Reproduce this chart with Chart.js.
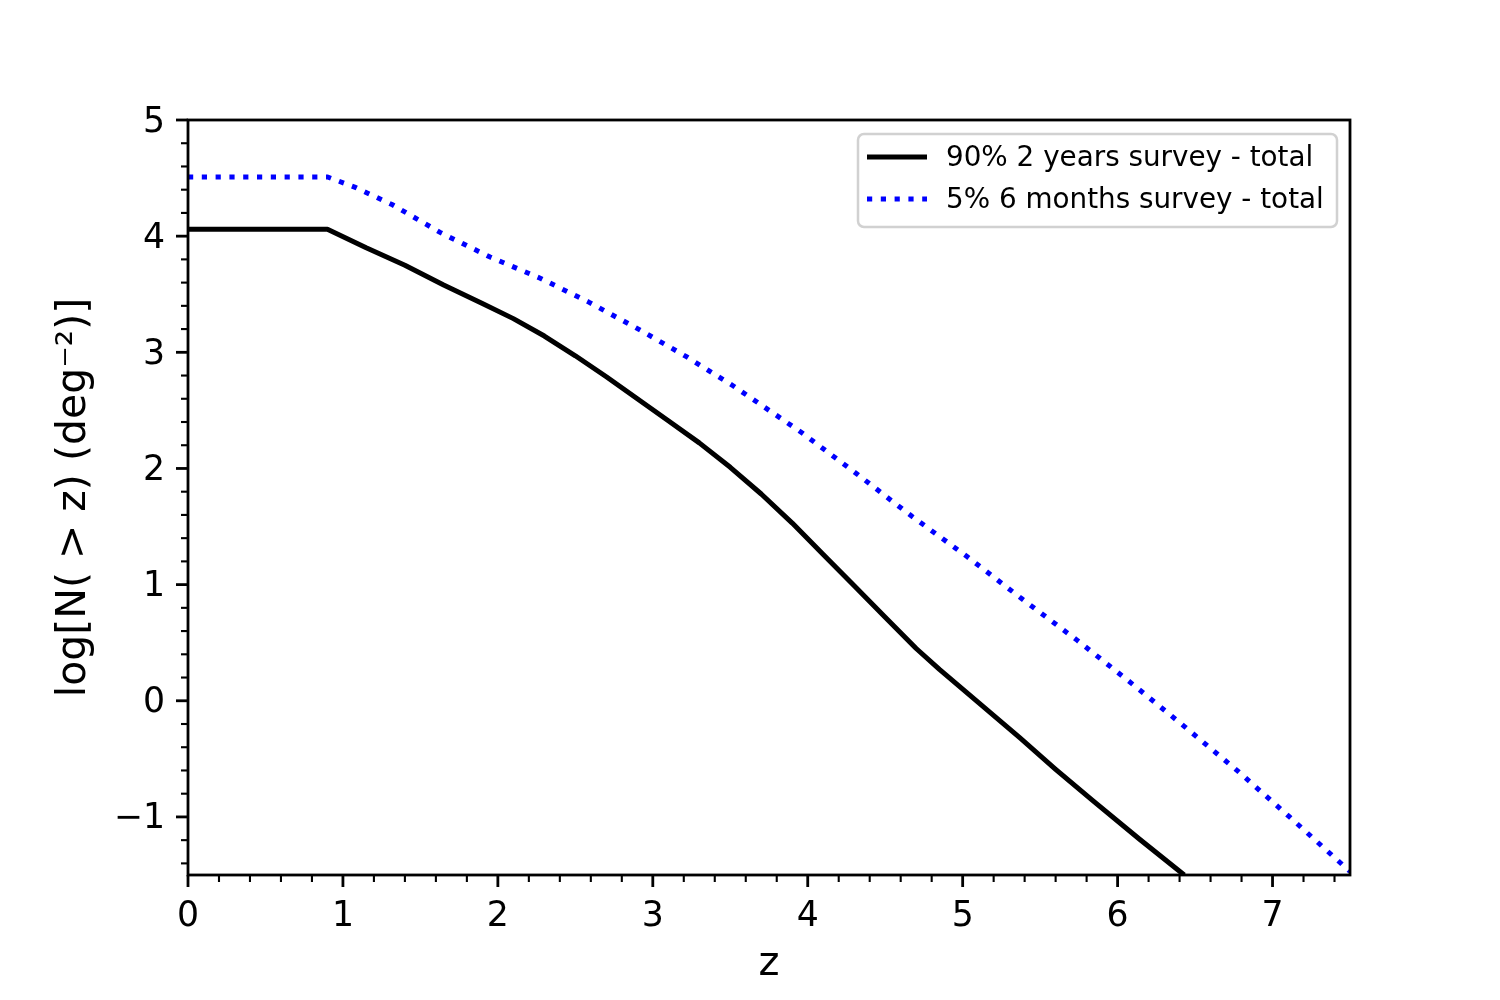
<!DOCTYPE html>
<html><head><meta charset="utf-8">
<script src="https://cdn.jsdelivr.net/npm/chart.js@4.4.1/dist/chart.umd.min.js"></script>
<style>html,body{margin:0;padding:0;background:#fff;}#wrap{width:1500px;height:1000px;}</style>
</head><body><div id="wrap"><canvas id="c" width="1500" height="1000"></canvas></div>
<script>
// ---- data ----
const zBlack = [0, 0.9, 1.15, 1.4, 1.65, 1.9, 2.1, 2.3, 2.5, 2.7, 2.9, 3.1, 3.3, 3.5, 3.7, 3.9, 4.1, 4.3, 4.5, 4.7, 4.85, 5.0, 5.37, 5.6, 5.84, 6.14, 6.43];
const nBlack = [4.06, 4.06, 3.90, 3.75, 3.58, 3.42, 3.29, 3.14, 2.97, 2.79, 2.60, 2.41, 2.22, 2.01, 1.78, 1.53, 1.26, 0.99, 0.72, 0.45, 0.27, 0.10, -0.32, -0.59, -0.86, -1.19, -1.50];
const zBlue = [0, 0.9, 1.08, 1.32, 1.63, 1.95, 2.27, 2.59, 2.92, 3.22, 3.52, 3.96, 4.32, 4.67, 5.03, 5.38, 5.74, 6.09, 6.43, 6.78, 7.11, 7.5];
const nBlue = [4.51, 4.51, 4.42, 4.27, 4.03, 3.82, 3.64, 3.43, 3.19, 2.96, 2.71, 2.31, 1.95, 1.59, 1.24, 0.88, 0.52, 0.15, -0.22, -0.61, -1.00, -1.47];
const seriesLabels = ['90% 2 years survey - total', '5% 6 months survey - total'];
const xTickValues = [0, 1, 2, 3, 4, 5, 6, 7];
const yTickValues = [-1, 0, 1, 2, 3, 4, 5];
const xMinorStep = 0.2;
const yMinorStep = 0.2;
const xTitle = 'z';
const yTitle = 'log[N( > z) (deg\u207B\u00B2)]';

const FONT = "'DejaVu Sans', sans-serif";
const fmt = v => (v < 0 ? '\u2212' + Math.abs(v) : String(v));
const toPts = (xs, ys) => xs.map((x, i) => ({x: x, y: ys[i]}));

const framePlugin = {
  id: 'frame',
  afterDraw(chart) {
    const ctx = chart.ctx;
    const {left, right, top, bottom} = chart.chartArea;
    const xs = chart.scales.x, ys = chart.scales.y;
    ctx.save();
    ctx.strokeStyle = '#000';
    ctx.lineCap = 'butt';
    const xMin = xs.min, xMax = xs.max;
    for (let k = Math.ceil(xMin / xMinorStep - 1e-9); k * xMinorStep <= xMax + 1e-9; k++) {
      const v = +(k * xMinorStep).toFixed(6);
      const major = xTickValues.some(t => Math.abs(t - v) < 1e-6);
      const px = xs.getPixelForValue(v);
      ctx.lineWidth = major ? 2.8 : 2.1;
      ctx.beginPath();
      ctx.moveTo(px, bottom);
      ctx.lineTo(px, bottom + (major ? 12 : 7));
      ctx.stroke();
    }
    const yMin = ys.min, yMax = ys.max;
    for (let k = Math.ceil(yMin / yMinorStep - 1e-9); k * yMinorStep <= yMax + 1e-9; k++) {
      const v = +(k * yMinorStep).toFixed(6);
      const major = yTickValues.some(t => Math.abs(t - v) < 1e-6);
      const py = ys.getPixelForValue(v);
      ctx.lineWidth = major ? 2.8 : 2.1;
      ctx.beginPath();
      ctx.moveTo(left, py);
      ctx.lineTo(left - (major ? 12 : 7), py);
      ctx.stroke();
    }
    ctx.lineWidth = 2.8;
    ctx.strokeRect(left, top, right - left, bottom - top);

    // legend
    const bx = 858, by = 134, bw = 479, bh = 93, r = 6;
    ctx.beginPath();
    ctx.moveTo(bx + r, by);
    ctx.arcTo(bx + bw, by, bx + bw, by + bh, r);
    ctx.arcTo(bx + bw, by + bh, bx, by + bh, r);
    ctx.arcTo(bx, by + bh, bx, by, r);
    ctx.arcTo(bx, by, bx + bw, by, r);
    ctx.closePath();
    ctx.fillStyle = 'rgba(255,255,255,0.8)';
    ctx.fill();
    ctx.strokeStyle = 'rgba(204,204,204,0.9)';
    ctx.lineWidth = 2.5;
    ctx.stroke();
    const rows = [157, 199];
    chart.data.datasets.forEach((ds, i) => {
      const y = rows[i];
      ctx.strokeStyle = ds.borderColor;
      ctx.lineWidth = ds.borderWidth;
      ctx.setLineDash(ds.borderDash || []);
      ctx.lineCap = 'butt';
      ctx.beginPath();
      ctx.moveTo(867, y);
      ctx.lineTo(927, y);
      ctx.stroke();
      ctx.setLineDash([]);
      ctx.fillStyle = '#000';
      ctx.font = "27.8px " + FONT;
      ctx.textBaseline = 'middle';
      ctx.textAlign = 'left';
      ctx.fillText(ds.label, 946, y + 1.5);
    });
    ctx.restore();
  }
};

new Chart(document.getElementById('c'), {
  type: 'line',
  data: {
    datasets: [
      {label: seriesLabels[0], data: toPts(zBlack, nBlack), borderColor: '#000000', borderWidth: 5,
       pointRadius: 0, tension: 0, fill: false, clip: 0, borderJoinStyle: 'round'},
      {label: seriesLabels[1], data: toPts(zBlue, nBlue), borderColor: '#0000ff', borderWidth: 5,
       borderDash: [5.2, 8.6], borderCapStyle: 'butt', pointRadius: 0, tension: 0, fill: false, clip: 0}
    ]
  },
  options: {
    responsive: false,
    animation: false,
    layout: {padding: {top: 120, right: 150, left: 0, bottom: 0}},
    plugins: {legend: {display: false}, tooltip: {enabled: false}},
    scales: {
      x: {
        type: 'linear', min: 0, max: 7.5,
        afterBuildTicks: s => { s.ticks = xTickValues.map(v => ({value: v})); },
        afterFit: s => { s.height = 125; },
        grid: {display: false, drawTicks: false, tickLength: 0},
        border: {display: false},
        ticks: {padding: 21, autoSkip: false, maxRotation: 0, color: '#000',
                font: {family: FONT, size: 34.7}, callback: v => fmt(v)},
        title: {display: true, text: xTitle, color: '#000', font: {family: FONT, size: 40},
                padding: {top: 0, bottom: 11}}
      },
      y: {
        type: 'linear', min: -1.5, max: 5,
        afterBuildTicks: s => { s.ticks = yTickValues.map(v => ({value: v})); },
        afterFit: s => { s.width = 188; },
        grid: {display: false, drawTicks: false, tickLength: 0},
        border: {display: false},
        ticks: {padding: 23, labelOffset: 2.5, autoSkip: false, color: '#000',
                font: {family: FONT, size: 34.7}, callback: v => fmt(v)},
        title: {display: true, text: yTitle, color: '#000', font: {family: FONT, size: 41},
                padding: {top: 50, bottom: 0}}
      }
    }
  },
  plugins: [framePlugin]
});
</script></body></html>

*Set exercise:*
Go through the material above and print all of it exactly, except the pictures.

*Task solution:*
Reproduce this chart with Chart.js.
<!DOCTYPE html>
<html><head><meta charset="utf-8">
<script src="https://cdn.jsdelivr.net/npm/chart.js@4.4.1/dist/chart.umd.min.js"></script>
<style>html,body{margin:0;padding:0;background:#fff;}#wrap{width:1500px;height:1000px;}</style>
</head><body><div id="wrap"><canvas id="c" width="1500" height="1000"></canvas></div>
<script>
// ---- data ----
const zBlack = [0, 0.9, 1.15, 1.4, 1.65, 1.9, 2.1, 2.3, 2.5, 2.7, 2.9, 3.1, 3.3, 3.5, 3.7, 3.9, 4.1, 4.3, 4.5, 4.7, 4.85, 5.0, 5.37, 5.6, 5.84, 6.14, 6.43];
const nBlack = [4.06, 4.06, 3.90, 3.75, 3.58, 3.42, 3.29, 3.14, 2.97, 2.79, 2.60, 2.41, 2.22, 2.01, 1.78, 1.53, 1.26, 0.99, 0.72, 0.45, 0.27, 0.10, -0.32, -0.59, -0.86, -1.19, -1.50];
const zBlue = [0, 0.9, 1.08, 1.32, 1.63, 1.95, 2.27, 2.59, 2.92, 3.22, 3.52, 3.96, 4.32, 4.67, 5.03, 5.38, 5.74, 6.09, 6.43, 6.78, 7.11, 7.5];
const nBlue = [4.51, 4.51, 4.42, 4.27, 4.03, 3.82, 3.64, 3.43, 3.19, 2.96, 2.71, 2.31, 1.95, 1.59, 1.24, 0.88, 0.52, 0.15, -0.22, -0.61, -1.00, -1.47];
const seriesLabels = ['90% 2 years survey - total', '5% 6 months survey - total'];
const xTickValues = [0, 1, 2, 3, 4, 5, 6, 7];
const yTickValues = [-1, 0, 1, 2, 3, 4, 5];
const xMinorStep = 0.2;
const yMinorStep = 0.2;
const xTitle = 'z';
const yTitle = 'log[N( > z) (deg\u207B\u00B2)]';

const FONT = "'DejaVu Sans', sans-serif";
const fmt = v => (v < 0 ? '\u2212' + Math.abs(v) : String(v));
const toPts = (xs, ys) => xs.map((x, i) => ({x: x, y: ys[i]}));

const framePlugin = {
  id: 'frame',
  afterDraw(chart) {
    const ctx = chart.ctx;
    const {left, right, top, bottom} = chart.chartArea;
    const xs = chart.scales.x, ys = chart.scales.y;
    ctx.save();
    ctx.strokeStyle = '#000';
    ctx.lineCap = 'butt';
    const xMin = xs.min, xMax = xs.max;
    for (let k = Math.ceil(xMin / xMinorStep - 1e-9); k * xMinorStep <= xMax + 1e-9; k++) {
      const v = +(k * xMinorStep).toFixed(6);
      const major = xTickValues.some(t => Math.abs(t - v) < 1e-6);
      const px = xs.getPixelForValue(v);
      ctx.lineWidth = major ? 2.8 : 2.1;
      ctx.beginPath();
      ctx.moveTo(px, bottom);
      ctx.lineTo(px, bottom + (major ? 12 : 7));
      ctx.stroke();
    }
    const yMin = ys.min, yMax = ys.max;
    for (let k = Math.ceil(yMin / yMinorStep - 1e-9); k * yMinorStep <= yMax + 1e-9; k++) {
      const v = +(k * yMinorStep).toFixed(6);
      const major = yTickValues.some(t => Math.abs(t - v) < 1e-6);
      const py = ys.getPixelForValue(v);
      ctx.lineWidth = major ? 2.8 : 2.1;
      ctx.beginPath();
      ctx.moveTo(left, py);
      ctx.lineTo(left - (major ? 12 : 7), py);
      ctx.stroke();
    }
    ctx.lineWidth = 2.8;
    ctx.strokeRect(left, top, right - left, bottom - top);

    // legend
    const bx = 858, by = 134, bw = 479, bh = 93, r = 6;
    ctx.beginPath();
    ctx.moveTo(bx + r, by);
    ctx.arcTo(bx + bw, by, bx + bw, by + bh, r);
    ctx.arcTo(bx + bw, by + bh, bx, by + bh, r);
    ctx.arcTo(bx, by + bh, bx, by, r);
    ctx.arcTo(bx, by, bx + bw, by, r);
    ctx.closePath();
    ctx.fillStyle = 'rgba(255,255,255,0.8)';
    ctx.fill();
    ctx.strokeStyle = 'rgba(204,204,204,0.9)';
    ctx.lineWidth = 2.5;
    ctx.stroke();
    const rows = [157, 199];
    chart.data.datasets.forEach((ds, i) => {
      const y = rows[i];
      ctx.strokeStyle = ds.borderColor;
      ctx.lineWidth = ds.borderWidth;
      ctx.setLineDash(ds.borderDash || []);
      ctx.lineCap = 'butt';
      ctx.beginPath();
      ctx.moveTo(867, y);
      ctx.lineTo(927, y);
      ctx.stroke();
      ctx.setLineDash([]);
      ctx.fillStyle = '#000';
      ctx.font = "27.8px " + FONT;
      ctx.textBaseline = 'middle';
      ctx.textAlign = 'left';
      ctx.fillText(ds.label, 946, y + 1.5);
    });
    ctx.restore();
  }
};

new Chart(document.getElementById('c'), {
  type: 'line',
  data: {
    datasets: [
      {label: seriesLabels[0], data: toPts(zBlack, nBlack), borderColor: '#000000', borderWidth: 5,
       pointRadius: 0, tension: 0, fill: false, clip: 0, borderJoinStyle: 'round'},
      {label: seriesLabels[1], data: toPts(zBlue, nBlue), borderColor: '#0000ff', borderWidth: 5,
       borderDash: [5.2, 8.6], borderCapStyle: 'butt', pointRadius: 0, tension: 0, fill: false, clip: 0}
    ]
  },
  options: {
    responsive: false,
    animation: false,
    layout: {padding: {top: 120, right: 150, left: 0, bottom: 0}},
    plugins: {legend: {display: false}, tooltip: {enabled: false}},
    scales: {
      x: {
        type: 'linear', min: 0, max: 7.5,
        afterBuildTicks: s => { s.ticks = xTickValues.map(v => ({value: v})); },
        afterFit: s => { s.height = 125; },
        grid: {display: false, drawTicks: false, tickLength: 0},
        border: {display: false},
        ticks: {padding: 21, autoSkip: false, maxRotation: 0, color: '#000',
                font: {family: FONT, size: 34.7}, callback: v => fmt(v)},
        title: {display: true, text: xTitle, color: '#000', font: {family: FONT, size: 40},
                padding: {top: 0, bottom: 11}}
      },
      y: {
        type: 'linear', min: -1.5, max: 5,
        afterBuildTicks: s => { s.ticks = yTickValues.map(v => ({value: v})); },
        afterFit: s => { s.width = 188; },
        grid: {display: false, drawTicks: false, tickLength: 0},
        border: {display: false},
        ticks: {padding: 23, labelOffset: 2.5, autoSkip: false, color: '#000',
                font: {family: FONT, size: 34.7}, callback: v => fmt(v)},
        title: {display: true, text: yTitle, color: '#000', font: {family: FONT, size: 41},
                padding: {top: 50, bottom: 0}}
      }
    }
  },
  plugins: [framePlugin]
});
</script></body></html>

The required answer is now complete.